S’agissant des crédits de l’administration pénitentiaire, Alain Marc, rapporteur pour avis, a relevé des points positifs dans le projet de budget : un millier de postes vont être créés, ce qui permettra notamment de réduire le nombre de vacances de postes chez les surveillants pénitentiaires, et les crédits consacrés à l’immobilier s’inscrivent en augmentation afin de financer la construction de nouvelles places de prison et la sécurisation des établissements. Il a cependant souligné qu’une "grande partie des 7 000 places de prisons qui doivent être livrées d’ici à 2022 résulte en réalité de programmes entamés il y a déjà plusieurs années" et que "ce rythme de construction reste insuffisant si l’on veut progresser vers l’objectif d’un encellulement individuel et améliorer réellement les conditions de détention et les conditions de travail du personnel".

Josiane Costes, rapporteur pour avis des crédits de la protection judiciaire de la jeunesse (PJJ), a relevé l’augmentation des crédits (+ 2,3 %) alloués à ce programme et la création de 94 postes d’éducateurs en prévision de la mise en œuvre du nouveau code de la justice pénale des mineurs, dont l’examen n’est pas encore inscrit à l’ordre du jour du Sénat. Elle a néanmoins insisté sur le fait que "l’importance accordée aux centres éducatifs fermés comme structures et au secteur associatif habilité comme opérateur ne doit pas aboutir à détourner la PJJ de sa vocation première, l’éducation et l’insertion des jeunes en danger en s’appuyant sur les compétences des éducateurs spécialisés et en milieu ouvert". Elle a également regretté l’annonce faite par la Garde des Sceaux de créer un nouveau quartier pour mineurs détenus sur le site de Meaux-Chauconin plutôt que de lui rendre sa vocation première d’établissement pour mineurs disposant de moyens renforcés.
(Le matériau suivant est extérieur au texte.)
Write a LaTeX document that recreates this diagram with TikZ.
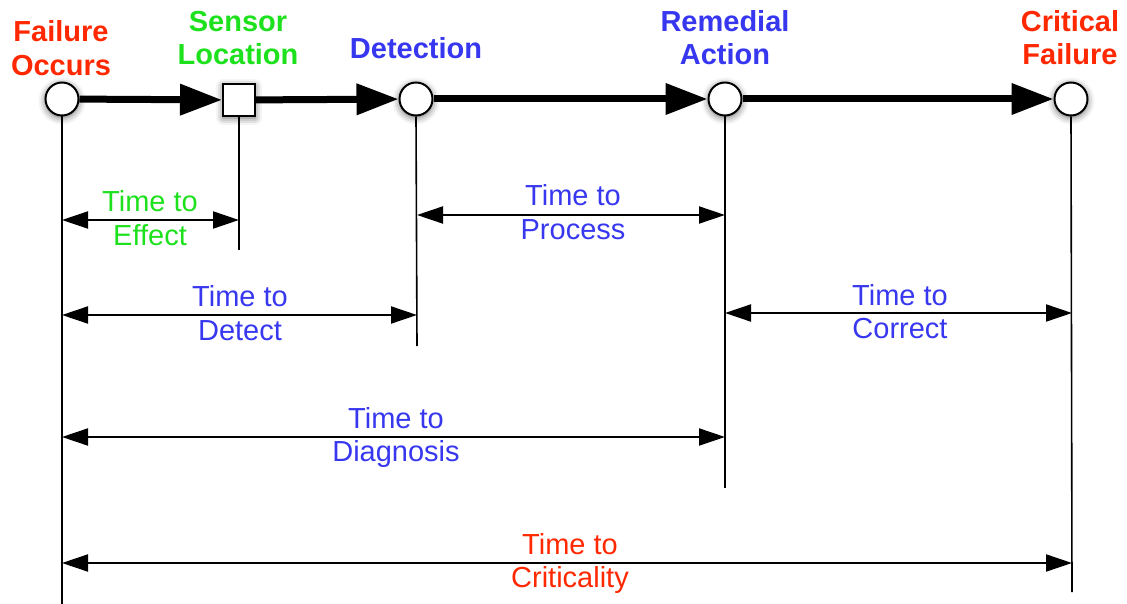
\documentclass[tikz,border=0pt]{standalone}
\usepackage{fontspec}
\setmainfont{Liberation Sans}
\usetikzlibrary{arrows.meta,shadows.blur}

\definecolor{alarmred}{RGB}{255,40,0}
\definecolor{sensegreen}{RGB}{30,225,30}
\definecolor{actblue}{RGB}{55,55,240}

\tikzset{
  softshadow/.style={blur shadow={shadow xshift=0pt, shadow yshift=-2pt,
      shadow blur radius=7pt, shadow opacity=60}},
  event/.style={circle, draw, line width=2pt, fill=white,
      minimum size=33pt, inner sep=0pt, softshadow},
  sensor/.style={rectangle, draw, line width=2pt, fill=white,
      minimum size=32pt, inner sep=0pt, softshadow},
  flow/.style={line width=7pt, -{Triangle[length=42pt,width=30pt]}},
  span/.style={line width=2pt,
      {Triangle[length=26pt,width=17pt]}-{Triangle[length=26pt,width=17pt]}},
  marker/.style={line width=1.6pt},
  % the base anchor of a two-line node sits on its last line
  headline/.style={font=\fontsize{29}{33.5}\selectfont\bfseries,
      align=center, anchor=base, inner sep=0pt},
  spanlabel/.style={font=\fontsize{29}{33.5}\selectfont,
      align=center, anchor=base, inner sep=0pt},
}

\begin{document}
\begin{tikzpicture}[x=1pt, y=-1pt]
  \useasboundingbox (0,0) rectangle (1127,604);

  % milestone labels
  \node[headline, text=alarmred]   (lF) at (61,75.5)  {Failure\\Occurs};
  \node[headline, text=sensegreen] (lS) at (238,65)   {Sensor\\Location};
  \node[headline, text=actblue]    (lD) at (416,58.5) {Detection};
  \node[headline, text=actblue]    (lR) at (725,65)   {Remedial\\Action};
  \node[headline, text=alarmred]   (lC) at (1070,65)  {Critical\\Failure};

  % lower ends of the marker lines
  \coordinate (bF) at (62,604);
  \coordinate (bS) at (239,250);
  \coordinate (bD) at (417,346);
  \coordinate (bR) at (725,488);
  \coordinate (bC) at (1072,592);

  % milestones on the time line
  \node[event]  (F) at (62,99)   {};
  \node[sensor] (S) at (239,100) {};
  \node[event]  (D) at (416,99)  {};
  \node[event]  (R) at (725,99)  {};
  \node[event]  (C) at (1071,99) {};

  \draw[marker] (F.south) -- (bF);
  \draw[marker] (S.south) -- (bS);
  \draw[marker] (D.south) -- (bD);
  \draw[marker] (R.south) -- (bR);
  \draw[marker] (C.south) -- (bC);

  % time line
  \draw[flow] (F) -- (S);
  \draw[flow] (S) -- (D);
  \draw[flow] (D) -- (R);
  \draw[flow] (R) -- (C);

  % interval end points
  \coordinate (effA)  at (62,220);   \coordinate (effB)  at (239,220);
  \coordinate (proA)  at (417,215);  \coordinate (proB)  at (725,215);
  \coordinate (detA)  at (62,315);   \coordinate (detB)  at (417,315);
  \coordinate (corA)  at (725,313);  \coordinate (corB)  at (1072,313);
  \coordinate (diaA)  at (62,437);   \coordinate (diaB)  at (725,437);
  \coordinate (criA)  at (62,563);   \coordinate (criB)  at (1072,563);

  % intervals
  \draw[span] (effA) -- (effB);
  \draw[span] (proA) -- (proB);
  \draw[span] (detA) -- (detB);
  \draw[span] (corA) -- (corB);
  \draw[span] (diaA) -- (diaB);
  \draw[span] (criA) -- (criB);

  \node[spanlabel, text=sensegreen] (tEff) at (150,245.5) {Time to\\Effect};
  \node[spanlabel, text=actblue]    (tPro) at (573,239.5) {Time to\\Process};
  \node[spanlabel, text=actblue]    (tDet) at (240,340)   {Time to\\Detect};
  \node[spanlabel, text=actblue]    (tCor) at (900,338.5) {Time to\\Correct};
  \node[spanlabel, text=actblue]    (tDia) at (396,461.5) {Time to\\Diagnosis};
  \node[spanlabel, text=alarmred]   (tCri) at (570,587.5) {Time to\\Criticality};
\end{tikzpicture}
\end{document}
La commission des lois, malgré les explications apportées par la garde des sceaux lors de son audition, n’a pas été en mesure de donner un avis favorable à l’adoption de la majeure partie des crédits de la mission "Justice" tout en approuvant ceux consacrés à la protection judiciaire de la jeunesse. Elle incite donc vivement le Gouvernement à revoir ses choix budgétaires concernant la justice judiciaire et l’administration pénitentiaire.

Les crédits de la mission "Justice" seront examinés par le Sénat en séance publique le jeudi 5 décembre 2019.

Philippe Bas (Les Républicains – Manche) est président de la commission des lois.
Alain Marc
(Les Indépendants – République et Territoires – Aveyron) est rapporteur pour avis des crédits de la mission "Justice", programme "Administration pénitentiaire"
Yves Détraigne (Union Centriste – Marne) est rapporteur pour avis des crédits de la mission "Justice", programmes "Justice judiciaire", "Accès au droit et à la justice", "Conduite et pilotage de la politique de la justice" et "Conseil supérieur de la magistrature".
Mme Josiane Costes
(RDSE – Cantal) est rapporteur pour avis des crédits de la mission "Justice", programme "Protection judiciaire de la jeunesse".